Bilby Bites - the food blog from Bilby Marketing

Chocolate and Banana Cake

Now those of you out there that are a bit switched on, may have already noticed that I have posted a chocolate and banana mini loaf cake recipe previously, but I just couldn't resist getting this one to you as it differs quite a bit. I found it on the BBC Good Food recipe site and loved the idea of using sunflower oil as well as the addition of the beaten egg whites. A moist, light chocolate cake containing bananas is very appealing, especially when you have a fruit bowl full of bananas, so I was keen to forge ahead. In truth, I'm not a big chocolate cake fan unless there is also fruit involved. The milk chocolate and sour cream icing is a nice touch, giving it a slightly tart edge to balance the creamy, chocolateyness.

Chocolate and Banana Cake

Chocolate and Banana Cake


  • 100ml sunflower oil, plus extra to grease
  • 175g caster sugar
  • 175g self-raising flour
  • Half tsp bicarbonate of soda
  • 4 tbsp cocoa powder
  • 100g chocolate chips or chunks
  • 175g very ripe bananas
  • 3 medium eggs, 2 separated
  • 50ml milk
  • 100g milk chocolate
  • 100ml sour cream
  • handful dried banana chips, roughly chopped (optional)

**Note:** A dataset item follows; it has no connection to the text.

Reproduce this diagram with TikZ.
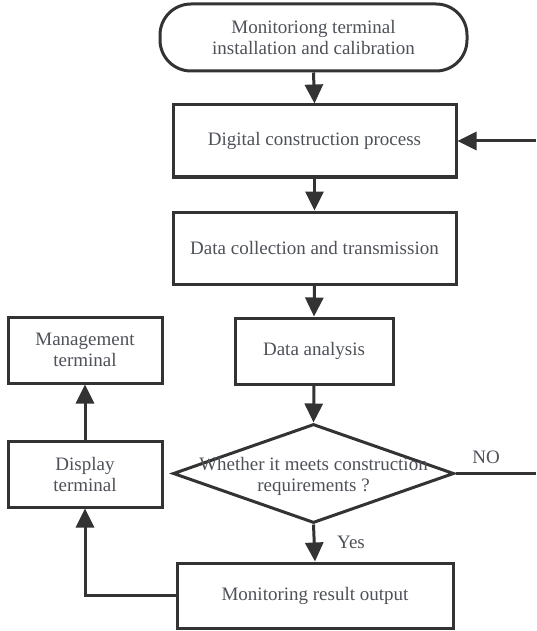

  • Heat oven to 160C/140C fan/gas 3. Grease and line a large loaf tin (2lb/800g) with baking parchment. Allow the parchment to come 2cm above the top of the tin.
  • Mix the sugar, flour, bicarb, cocoa and chocolate in a large bowl.
  • Mash the bananas in a separate bowl and stir in the whole egg plus 2 yolks, followed by the oil and milk. Quickly stir the wet banana mixture into the dry ingredients.
  • Beat the egg whites until stiff and stir a quarter of the egg whites into the mixture to loosen, following with the remaining egg whites, folding gently.
  • Gently scrape the mixture into the tin and bake for 70-85 minutes, or until a skewer inserted comes out clean.
  • In the meantime make the icing by melting the chocolate and sour cream together in a heatproof bowl over a pan of barely simmering water. Chill in the fridge until spreadable.
  • Cool the cake in the tin on a wire rack, then remove from the tin and roughly swirl icing over the cake. Scatter with banana chips if you fancy it.

Bilby Boost

  • I had no sunflower oil and only discovered this at the last minute - I used mild olive oil instead and it was absolutely fine.
  • I don't go much for dried banana chips so I left these off - I couldn't bear the thought of another lot of leftover dried fruit sitting in my cupboard for 2 years.
  • Apologies for the single photo, but we got carried away and eat a good deal of it before I realised!